Nature can be its own worst enemy. For gardeners, it’s insects, deer, squirrels and moles that attack the hours of work they put into cultivating their award-winning gardens.
About a 100 people entered the Post-Dispatch 2017 Great Garden Contest sponsored by St. Louis Composting. Our judges selected first- and second-place winners in two categories: Best home garden by an amateur and best home garden by an amateur with professional help.
Each winner will receive a family membership to the Missouri Botanical Garden valued at $160, and first-place winners also will receive a gift card for a local restaurant.
This year’s judges were Fred Ortlip, Master Gardener and former Post-Dispatch copy editor, and Chip Tynan and Jennifer Smock of the Missouri Botanical Garden.
Here are the winning entries:
BEST HOME GARDEN BY AN AMATEUR WITH PROFESSIONAL HELP
Winner • Pam Qualy
Home • Kirkwood
Occupation • Retired teacher
The garden • Qualy purchased her house in December 2015. The original owner had set up the gardens over several years but was selling the house because couldn’t take care of them anymore. Qualy promised to do her best to maintain them.
“I really wanted to win for her. I can’t take credit for it,” Qualy said.
She titled her entry, “Joan’s Garden, after the original owner, who is now 91. Qualy describes her as a spunky woman who loved to garden. “I still can’t tell you the name of all of what’s in there,” she said. “If I can water it and prune it, I can do it. I’m learning as I go.”
She brought in a woman who had helped the original owner and asked her to “tell me how to not kill it.” The gardening expert has visited three times and given her a tutorial each season. Qualy says she loves being outside and enjoying the beauty of what Joan created. Different flowers and plants come up at different times. Since she has lived there a little more than a year, it’s still new to her what pops up.
“It’s like a symphony, so there’s always something blooming.”
Judge’s comments • This compact space is filled with pleasing foliage color and structure, punctuated by distinctive lines of shade.
Winner • Charles A. Dobbins
Home • Chesterfield
Occupation • Retired
The garden • A variety of grasses and hostas, pine trees, blooming flowers, marigolds and elephant ears comprise this surprisingly low-maintenance garden. It’s in a subtle setting with gravel and rocks around it to resemble a creek bed. Dobbins says he has battled insects that attack hostas. He enjoys getting out in the good weather to dig around in the dirt, but he finds the cleanup when leaves fall to be the most difficult part of keeping up the garden. Lucky for him, his wife is very detail-oriented and takes charge of the cleanup. They’ve had the garden for the past 20 years and have added to it from year to year.

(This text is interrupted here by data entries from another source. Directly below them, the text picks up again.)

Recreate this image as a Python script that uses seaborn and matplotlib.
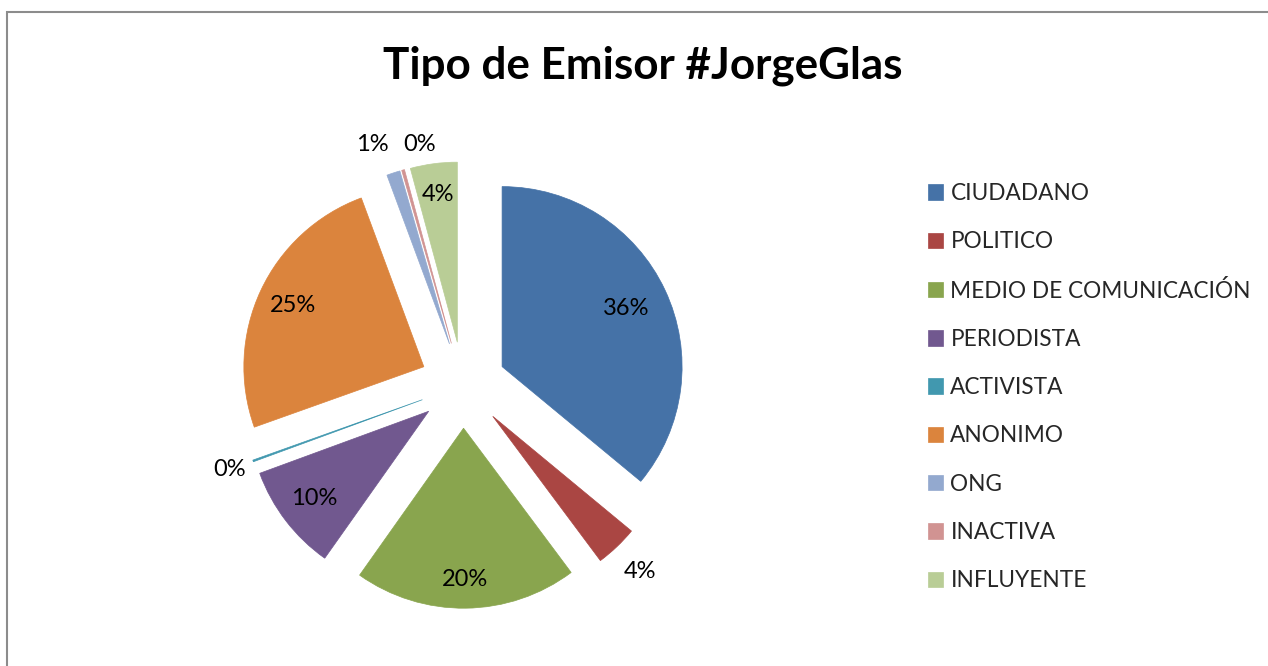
import numpy as np
import matplotlib
matplotlib.use("Agg")
import matplotlib.pyplot as plt
from matplotlib.patches import Rectangle
import seaborn as sns

# ---- data ----
categories = ["CIUDADANO", "POLITICO", "MEDIO DE COMUNICACIÓN", "PERIODISTA",
              "ACTIVISTA", "ANONIMO", "ONG", "INACTIVA", "INFLUYENTE"]
shares = [36.0, 3.8, 20.0, 9.6, 0.15, 24.8, 1.2, 0.25, 4.2]
title = "Tipo de Emisor #JorgeGlas"

colors = ["#4572A7", "#AA4643", "#89A54E", "#71588F", "#4198AF",
          "#DB843D", "#93A9CF", "#D19392", "#B9CD96"]

sns.set_theme(style="white")
plt.rcParams["font.family"] = ["Lato", "DejaVu Sans"]

W, H = 1268, 666
fig = plt.figure(figsize=(W / 100, H / 100), dpi=100)
fig.patch.set_facecolor("white")

# pie axes: centre at (463, 385) px, radius 180 px
R = 180.0
cx, cy = 463.0, 385.0
half = 1.5 * R
ax = fig.add_axes([(cx - half) / W, (H - cy - half) / H, 2 * half / W, 2 * half / H])

pal = sns.color_palette(colors)
wedges, _ = ax.pie(shares, explode=[0.24] * len(shares), startangle=90,
                   counterclock=False, colors=pal, radius=1.0)
for w, c in zip(wedges, pal):
    w.set_edgecolor(c)
    w.set_linewidth(0.5)
ax.set_xlim(-1.5, 1.5)
ax.set_ylim(-1.5, 1.5)
ax.set_aspect("equal")
ax.axis("off")

total = sum(shares)
# label layout: (radial factor, angular nudge in degrees)
layout = {
    "CIUDADANO": (0.76, 0), "POLITICO": (1.19, 0), "MEDIO DE COMUNICACIÓN": (0.84, 0),
    "PERIODISTA": (0.80, 0), "ACTIVISTA": (1.14, 0), "ANONIMO": (0.80, 0),
    "ONG": (1.19, 3), "INACTIVA": (1.12, -6.6), "INFLUYENTE": (0.83, 0),
}
for w, cat, v in zip(wedges, categories, shares):
    r, nudge = layout[cat]
    th = np.deg2rad((w.theta1 + w.theta2) / 2 + nudge)
    x0, y0 = w.center
    ax.text(x0 + r * np.cos(th), y0 + r * np.sin(th), f"{v / total * 100:.0f}%",
            ha="center", va="center", fontsize=17, color="black")

fig.text(643 / W, 1 - 79 / H, title, ha="center", va="baseline",
         fontsize=31.7, fontweight="bold", color="black")

leg = fig.legend(wedges, categories, loc="upper left",
                 bbox_to_anchor=(928 / W, 1 - 183 / H), frameon=False,
                 fontsize=16.3, handlelength=0.67, handleheight=0.67,
                 handletextpad=0.32, labelspacing=1.205, borderpad=0,
                 borderaxespad=0)

fig.patches.append(Rectangle((7 / W, -0.05), 1.05, 1.05 - 12 / H,
                             transform=fig.transFigure, fill=False,
                             edgecolor="#8c8c8c", linewidth=1.5))

fig.savefig("out.png", dpi=100, facecolor="white")
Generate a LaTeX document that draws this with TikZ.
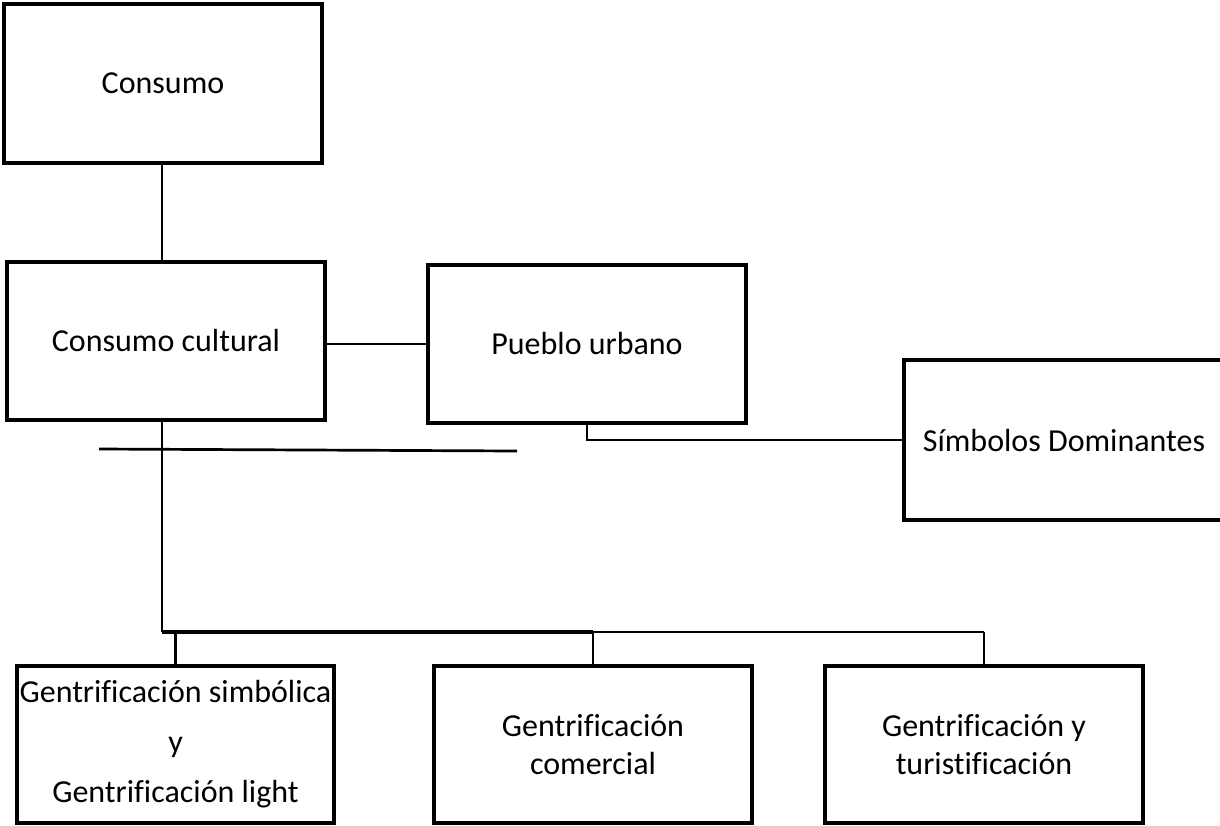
\documentclass[tikz,border=0pt]{standalone}
\usepackage{fontspec}
\setmainfont[Ligatures=NoCommon]{Carlito}
\usepackage{tikz}
\usetikzlibrary{calc}

\begin{document}
\begin{tikzpicture}[x=1pt,y=-1pt,
  caja/.style={draw,line width=3.2pt,rectangle,minimum width=318pt,minimum height=158pt,
    align=center,inner sep=0pt,font=\fontsize{32}{38}\selectfont},
  linea/.style={line width=2.7pt}]
\useasboundingbox (0,0) rectangle (1220,825);
% cajas
\node[caja,minimum height=159pt] (consumo) at (163,83.5) {Consumo};
\node[caja] (cultural) at (166,341) {Consumo cultural};
\node[caja] (pueblo) at (587,344) {Pueblo urbano};
\node[caja,minimum width=320pt,minimum height=160pt] (simbolos) at (1064,440) {Símbolos Dominantes};
\node[caja,minimum width=317pt,minimum height=157pt] (simbolica) at (175.5,744.5)
  {Gentrificación simbólica\\[12pt] y\\[12pt] Gentrificación light};
\node[caja,minimum height=157pt] (comercial) at (593,744.5) {Gentrificación\\ comercial};
\node[caja,minimum height=157pt] (turismo) at (984,744.5) {Gentrificación y\\ turistificación};
% conectores
\coordinate (barra) at (162,632);
\coordinate (raya1) at (99,449);
\coordinate (raya2) at (517,451);
\draw[linea] (consumo.south -| barra) -- (cultural.north -| barra);
\draw[linea] (cultural.east |- pueblo.west) -- (pueblo.west);
\draw[line width=2.2pt] (pueblo.south) |- (simbolos.west);
\draw[linea] (raya1) -- (raya2);
\draw[linea] (cultural.south -| barra) -- (barra);
\draw[line width=4pt] (barra) -- (barra -| comercial.north);
\draw[line width=2.2pt] (barra -| comercial.north) -- (barra -| turismo.north);
\foreach \n in {simbolica,comercial,turismo}
    \draw[line width=2.2pt] (barra -| \n.north) -- (\n.north);
\end{tikzpicture}
\end{document}
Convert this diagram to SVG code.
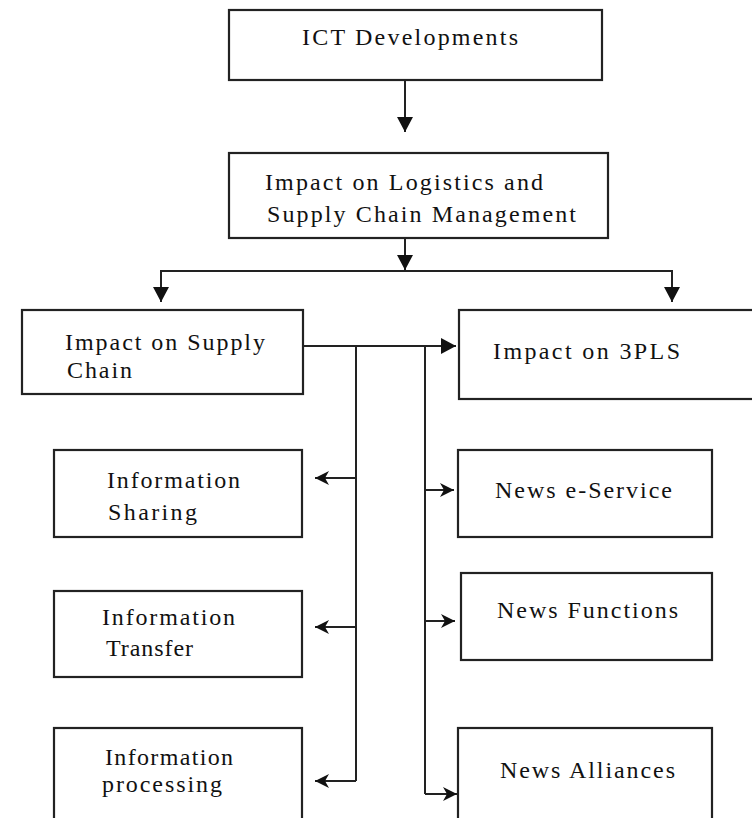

Judge’s comments • Pleasant foundation plantings for entryway. Container plantings provide additional color accents.
BEST HOME GARDEN BY AN AMATEUR
Winner • Marlene McBride
Home • Ballwin
Occupation • Retired sales representative
The garden • McBride likes hostas and uses a variety along the garden path. She also enjoys her shed, the gargoyle statues and bird feeders. The garden features hydrangeas and many impatiens. She adds a few things annually and developed the garden through trial and error over several years. Her biggest challenge is keeping away squirrels and moles. While they are able to trap moles, they haven’t found a good way to deal with squirrels. She says she is out in her garden every day for a little while, either watering, pruning, weeding or working on something else. Between April and May, she gets a truckload of mulch and wheelbarrows it every day for more than a week to the garden in back. It takes at least five days of working eight hours a day.
Judge’s comments • Cheerful, interesting plantings. Photos suggest a gentle uphill slope and appealing use of grade change. Well-designed pathway leads to a very intriguing rustic structure nestled in the woodland.
Winner • Greg and Karen Frimel
Home • St. Louis
Occupation • Dentist; homemaker
The garden • The Frimels have spent 15 years gradually clearing out Japanese honeysuckle from their garden space. They also removed river rocks and made beds for shade plants. Karen says she likes to do a lot with color, texture and size. She started with hostas, but has struggled with deer that keep eating them. Though they’ve tried various things to try to deter the deer, nothing has been entirely effective. They added quite a few astilbes, day lilies, hydrangeas and many native ferns. They also incorporate objects, such as a chicken feeder that Karen painted black. They’ve added a dozen Japanese maples and a dozen dogwoods. “To me, it’s not a chore,” Karen said. “We do everything in the yard except cut the grass.”
Judges comments • I like the use of succulents in what looks like the capstones of a fence line. There is also a lot of color in the hosta collection, and it is very well-maintained.